Before solar, Suman's story looked very different. She runs a Banking Correspondent enterprise in Unnao district, handling digital transactions, printing, and government services for rural villagers who would otherwise travel far for basic banking needs.

But power cuts lasting up to 10 days meant computers stayed dark, phones couldn't charge, and customers left disappointed. Suman could only operate four to five hours daily when electricity arrived, often late at night when a woman balancing work and home couldn't keep her shop open.

"After installing the solar panels, I don't worry about long power cuts anymore," Suman says. "People from eight to ten nearby villages now come to my shop to get their work done."

Her transformation happened through the Decentralised Renewable Energy for Women's Economic Empowerment programme, launched in February 2025. The initiative connects women-led businesses across Uttar Pradesh with solar power systems designed specifically for their enterprises.

The results speak clearly. So far, 116,000 women-led businesses have adopted solar systems under the programme, with over 2,000 installations totaling 12.5 megawatts of capacity across 15 districts.

Solar Power Doubles Income for 2 Women in Rural India

Another entrepreneur, Aarti, installed an 11.6 kilowatt solar system for her larger operation. Both women now work full days without diesel generators, which previously consumed a huge portion of their income.

The programme targets a structural gap hiding behind India's 100% village electrification statistic. "The poles and wires are there, but there are still gaps in reliability and regularity," explains Samit Mitra from the Global Energy Alliance for People and Planet, which partners on the initiative.

For women running micro enterprises through self-help groups, unreliable power meant choosing between expensive diesel backup or turning away customers. Now, solar panels are changing that equation entirely.

The Ripple Effect

The programme's national goal aims at 500,000 women-led enterprises, including 100,000 in Uttar Pradesh alone. With reliable renewable power, initial business modeling suggests incomes could grow two to three times current levels.

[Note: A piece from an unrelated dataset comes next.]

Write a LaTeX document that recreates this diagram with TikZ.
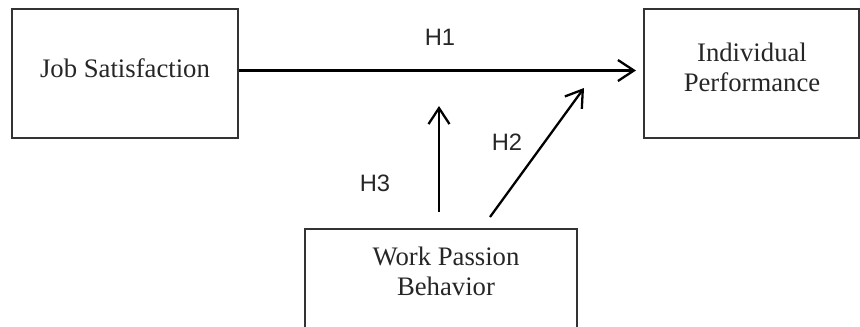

For Suman, that prediction already matches reality. Her customer base expanded dramatically once villagers knew they could count on her services any time during business hours, regardless of grid conditions.

The clean energy impact extends beyond individual businesses too. The programme expects to facilitate 1,500 megawatts of renewable installation and avoid approximately 20 million tonnes of lifetime carbon emissions.

But the real measurement shows up in daily lives transformed. Suman supports her family alongside her husband's modest factory income, now with steady earnings from a business that runs on sunshine instead of uncertainty.

In villages across Uttar Pradesh, more women are discovering that controlling their power source means controlling their future.